▸ DATA SEGMENT:

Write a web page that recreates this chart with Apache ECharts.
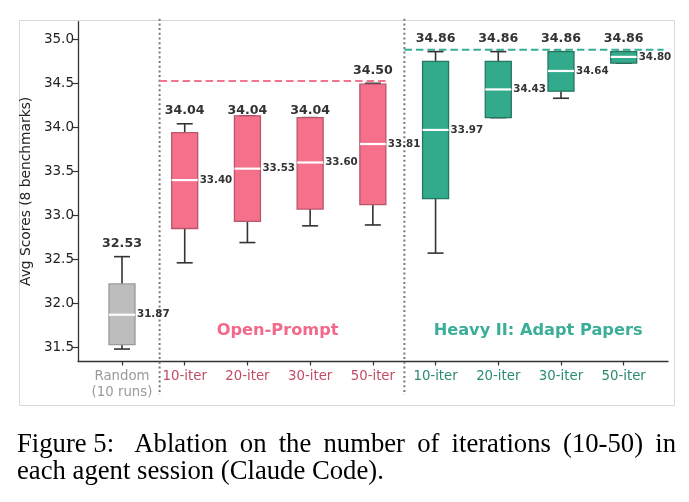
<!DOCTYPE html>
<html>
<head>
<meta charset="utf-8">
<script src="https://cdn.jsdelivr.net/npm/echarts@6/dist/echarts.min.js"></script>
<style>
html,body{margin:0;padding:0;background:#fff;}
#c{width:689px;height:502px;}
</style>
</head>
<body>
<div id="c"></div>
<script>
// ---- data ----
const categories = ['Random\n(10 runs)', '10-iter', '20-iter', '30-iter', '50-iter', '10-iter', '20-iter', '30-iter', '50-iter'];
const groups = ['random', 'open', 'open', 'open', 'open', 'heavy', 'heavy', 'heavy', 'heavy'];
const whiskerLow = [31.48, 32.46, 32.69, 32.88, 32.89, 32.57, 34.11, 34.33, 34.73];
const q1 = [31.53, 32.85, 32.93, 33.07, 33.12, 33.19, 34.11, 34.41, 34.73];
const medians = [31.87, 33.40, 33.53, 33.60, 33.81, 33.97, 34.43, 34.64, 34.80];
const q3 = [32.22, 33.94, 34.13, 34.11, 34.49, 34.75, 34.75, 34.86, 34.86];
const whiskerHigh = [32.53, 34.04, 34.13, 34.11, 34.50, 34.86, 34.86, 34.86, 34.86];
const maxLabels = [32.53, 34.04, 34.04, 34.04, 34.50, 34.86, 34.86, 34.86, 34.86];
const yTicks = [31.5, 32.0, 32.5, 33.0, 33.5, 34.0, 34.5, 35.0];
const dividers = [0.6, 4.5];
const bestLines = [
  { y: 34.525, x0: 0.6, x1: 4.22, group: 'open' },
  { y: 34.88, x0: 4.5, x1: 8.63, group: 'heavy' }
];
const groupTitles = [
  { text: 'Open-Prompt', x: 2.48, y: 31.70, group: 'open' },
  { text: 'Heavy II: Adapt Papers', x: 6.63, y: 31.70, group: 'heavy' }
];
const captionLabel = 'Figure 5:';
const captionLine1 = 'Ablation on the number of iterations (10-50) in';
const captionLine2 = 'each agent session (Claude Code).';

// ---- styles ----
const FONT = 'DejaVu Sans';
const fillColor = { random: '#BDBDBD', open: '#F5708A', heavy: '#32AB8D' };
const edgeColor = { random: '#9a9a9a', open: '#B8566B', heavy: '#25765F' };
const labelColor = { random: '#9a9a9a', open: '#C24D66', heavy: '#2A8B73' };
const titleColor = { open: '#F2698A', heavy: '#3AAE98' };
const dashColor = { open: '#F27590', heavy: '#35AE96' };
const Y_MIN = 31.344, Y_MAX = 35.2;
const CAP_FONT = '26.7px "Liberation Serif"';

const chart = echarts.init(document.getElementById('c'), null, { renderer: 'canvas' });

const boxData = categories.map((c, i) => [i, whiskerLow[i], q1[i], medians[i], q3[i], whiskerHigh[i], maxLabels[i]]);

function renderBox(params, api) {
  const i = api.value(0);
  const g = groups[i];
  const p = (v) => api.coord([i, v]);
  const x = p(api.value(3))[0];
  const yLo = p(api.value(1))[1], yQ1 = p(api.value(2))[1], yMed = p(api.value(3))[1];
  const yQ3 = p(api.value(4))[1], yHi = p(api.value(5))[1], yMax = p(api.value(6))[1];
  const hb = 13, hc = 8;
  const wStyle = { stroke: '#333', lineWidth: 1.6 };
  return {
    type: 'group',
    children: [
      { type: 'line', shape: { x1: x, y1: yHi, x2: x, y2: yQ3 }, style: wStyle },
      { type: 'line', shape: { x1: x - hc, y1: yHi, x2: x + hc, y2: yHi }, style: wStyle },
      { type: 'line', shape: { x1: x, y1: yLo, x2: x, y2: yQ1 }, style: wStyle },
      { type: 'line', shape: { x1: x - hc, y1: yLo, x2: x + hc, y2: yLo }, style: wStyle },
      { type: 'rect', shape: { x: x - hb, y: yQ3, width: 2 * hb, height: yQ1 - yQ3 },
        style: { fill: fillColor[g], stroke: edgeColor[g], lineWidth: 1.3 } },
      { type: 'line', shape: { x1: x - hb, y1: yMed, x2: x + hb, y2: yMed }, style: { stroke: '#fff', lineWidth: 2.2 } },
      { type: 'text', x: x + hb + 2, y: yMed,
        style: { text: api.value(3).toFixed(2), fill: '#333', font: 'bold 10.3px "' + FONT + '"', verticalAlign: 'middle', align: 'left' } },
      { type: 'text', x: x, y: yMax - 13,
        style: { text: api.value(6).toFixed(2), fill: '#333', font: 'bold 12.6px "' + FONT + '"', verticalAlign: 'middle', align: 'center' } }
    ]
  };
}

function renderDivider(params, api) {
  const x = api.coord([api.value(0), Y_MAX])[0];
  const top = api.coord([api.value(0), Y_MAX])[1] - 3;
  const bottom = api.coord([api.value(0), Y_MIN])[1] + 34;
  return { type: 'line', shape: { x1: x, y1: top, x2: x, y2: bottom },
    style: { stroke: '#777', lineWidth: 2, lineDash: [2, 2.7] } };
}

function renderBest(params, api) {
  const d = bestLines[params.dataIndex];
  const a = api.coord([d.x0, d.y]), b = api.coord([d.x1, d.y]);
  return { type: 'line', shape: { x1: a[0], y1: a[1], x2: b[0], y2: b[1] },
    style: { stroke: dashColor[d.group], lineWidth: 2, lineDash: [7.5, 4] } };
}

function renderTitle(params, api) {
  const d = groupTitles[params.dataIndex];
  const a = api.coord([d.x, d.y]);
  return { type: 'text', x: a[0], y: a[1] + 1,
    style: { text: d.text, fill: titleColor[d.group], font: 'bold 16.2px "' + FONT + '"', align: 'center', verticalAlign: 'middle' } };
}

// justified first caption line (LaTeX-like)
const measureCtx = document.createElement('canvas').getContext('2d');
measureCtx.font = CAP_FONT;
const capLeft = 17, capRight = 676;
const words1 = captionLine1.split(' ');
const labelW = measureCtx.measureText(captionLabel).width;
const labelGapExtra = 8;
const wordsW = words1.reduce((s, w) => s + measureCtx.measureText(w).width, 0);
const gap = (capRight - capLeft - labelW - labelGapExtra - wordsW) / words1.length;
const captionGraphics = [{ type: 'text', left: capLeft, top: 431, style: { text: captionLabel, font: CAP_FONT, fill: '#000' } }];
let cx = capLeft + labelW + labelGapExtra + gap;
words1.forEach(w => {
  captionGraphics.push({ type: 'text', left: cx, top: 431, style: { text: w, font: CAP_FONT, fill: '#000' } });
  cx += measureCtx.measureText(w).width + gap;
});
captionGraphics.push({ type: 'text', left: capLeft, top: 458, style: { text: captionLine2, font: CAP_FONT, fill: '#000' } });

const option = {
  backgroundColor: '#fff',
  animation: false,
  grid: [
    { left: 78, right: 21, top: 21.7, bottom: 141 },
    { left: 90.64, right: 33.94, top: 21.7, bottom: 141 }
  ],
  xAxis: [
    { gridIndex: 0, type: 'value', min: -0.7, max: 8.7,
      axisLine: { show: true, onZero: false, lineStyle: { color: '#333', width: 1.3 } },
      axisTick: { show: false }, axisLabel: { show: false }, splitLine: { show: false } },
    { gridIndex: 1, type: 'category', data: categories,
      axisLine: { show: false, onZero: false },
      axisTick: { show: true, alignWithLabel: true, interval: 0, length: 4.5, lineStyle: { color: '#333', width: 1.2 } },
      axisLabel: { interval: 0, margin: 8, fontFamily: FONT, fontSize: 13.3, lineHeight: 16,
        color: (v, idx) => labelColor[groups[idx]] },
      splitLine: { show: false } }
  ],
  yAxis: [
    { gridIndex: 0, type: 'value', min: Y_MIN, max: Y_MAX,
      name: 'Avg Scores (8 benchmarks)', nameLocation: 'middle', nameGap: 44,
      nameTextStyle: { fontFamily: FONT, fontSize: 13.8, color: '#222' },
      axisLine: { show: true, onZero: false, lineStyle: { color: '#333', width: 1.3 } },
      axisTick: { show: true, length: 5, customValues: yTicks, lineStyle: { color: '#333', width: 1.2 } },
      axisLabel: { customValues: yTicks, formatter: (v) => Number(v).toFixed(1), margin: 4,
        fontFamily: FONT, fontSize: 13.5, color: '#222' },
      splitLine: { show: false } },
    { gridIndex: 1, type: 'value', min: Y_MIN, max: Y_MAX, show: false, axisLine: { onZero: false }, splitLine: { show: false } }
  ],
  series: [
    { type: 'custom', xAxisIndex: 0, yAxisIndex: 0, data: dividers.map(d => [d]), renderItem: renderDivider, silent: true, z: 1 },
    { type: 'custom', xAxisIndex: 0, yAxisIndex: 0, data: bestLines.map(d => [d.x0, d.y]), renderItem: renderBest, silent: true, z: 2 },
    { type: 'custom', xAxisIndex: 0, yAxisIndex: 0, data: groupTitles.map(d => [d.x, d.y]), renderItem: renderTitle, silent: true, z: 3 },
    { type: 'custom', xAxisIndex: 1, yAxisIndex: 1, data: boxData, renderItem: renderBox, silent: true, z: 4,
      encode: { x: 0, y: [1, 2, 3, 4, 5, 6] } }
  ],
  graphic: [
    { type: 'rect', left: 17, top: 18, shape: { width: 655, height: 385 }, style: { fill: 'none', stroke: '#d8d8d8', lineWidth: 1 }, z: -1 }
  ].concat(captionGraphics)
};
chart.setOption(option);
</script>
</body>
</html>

▸ WHAT IS EXPECTED:
Pictures excluded, repeat exactly the lines from the top of the material through the line with "const CAP_FONT = '26.7px", including both of those lines.

▸ SOLVED PROBLEM:
Write a web page that recreates this chart with Apache ECharts.
<!DOCTYPE html>
<html>
<head>
<meta charset="utf-8">
<script src="https://cdn.jsdelivr.net/npm/echarts@6/dist/echarts.min.js"></script>
<style>
html,body{margin:0;padding:0;background:#fff;}
#c{width:689px;height:502px;}
</style>
</head>
<body>
<div id="c"></div>
<script>
// ---- data ----
const categories = ['Random\n(10 runs)', '10-iter', '20-iter', '30-iter', '50-iter', '10-iter', '20-iter', '30-iter', '50-iter'];
const groups = ['random', 'open', 'open', 'open', 'open', 'heavy', 'heavy', 'heavy', 'heavy'];
const whiskerLow = [31.48, 32.46, 32.69, 32.88, 32.89, 32.57, 34.11, 34.33, 34.73];
const q1 = [31.53, 32.85, 32.93, 33.07, 33.12, 33.19, 34.11, 34.41, 34.73];
const medians = [31.87, 33.40, 33.53, 33.60, 33.81, 33.97, 34.43, 34.64, 34.80];
const q3 = [32.22, 33.94, 34.13, 34.11, 34.49, 34.75, 34.75, 34.86, 34.86];
const whiskerHigh = [32.53, 34.04, 34.13, 34.11, 34.50, 34.86, 34.86, 34.86, 34.86];
const maxLabels = [32.53, 34.04, 34.04, 34.04, 34.50, 34.86, 34.86, 34.86, 34.86];
const yTicks = [31.5, 32.0, 32.5, 33.0, 33.5, 34.0, 34.5, 35.0];
const dividers = [0.6, 4.5];
const bestLines = [
  { y: 34.525, x0: 0.6, x1: 4.22, group: 'open' },
  { y: 34.88, x0: 4.5, x1: 8.63, group: 'heavy' }
];
const groupTitles = [
  { text: 'Open-Prompt', x: 2.48, y: 31.70, group: 'open' },
  { text: 'Heavy II: Adapt Papers', x: 6.63, y: 31.70, group: 'heavy' }
];
const captionLabel = 'Figure 5:';
const captionLine1 = 'Ablation on the number of iterations (10-50) in';
const captionLine2 = 'each agent session (Claude Code).';

// ---- styles ----
const FONT = 'DejaVu Sans';
const fillColor = { random: '#BDBDBD', open: '#F5708A', heavy: '#32AB8D' };
const edgeColor = { random: '#9a9a9a', open: '#B8566B', heavy: '#25765F' };
const labelColor = { random: '#9a9a9a', open: '#C24D66', heavy: '#2A8B73' };
const titleColor = { open: '#F2698A', heavy: '#3AAE98' };
const dashColor = { open: '#F27590', heavy: '#35AE96' };
const Y_MIN = 31.344, Y_MAX = 35.2;
const CAP_FONT = '26.7px "Liberation Serif"';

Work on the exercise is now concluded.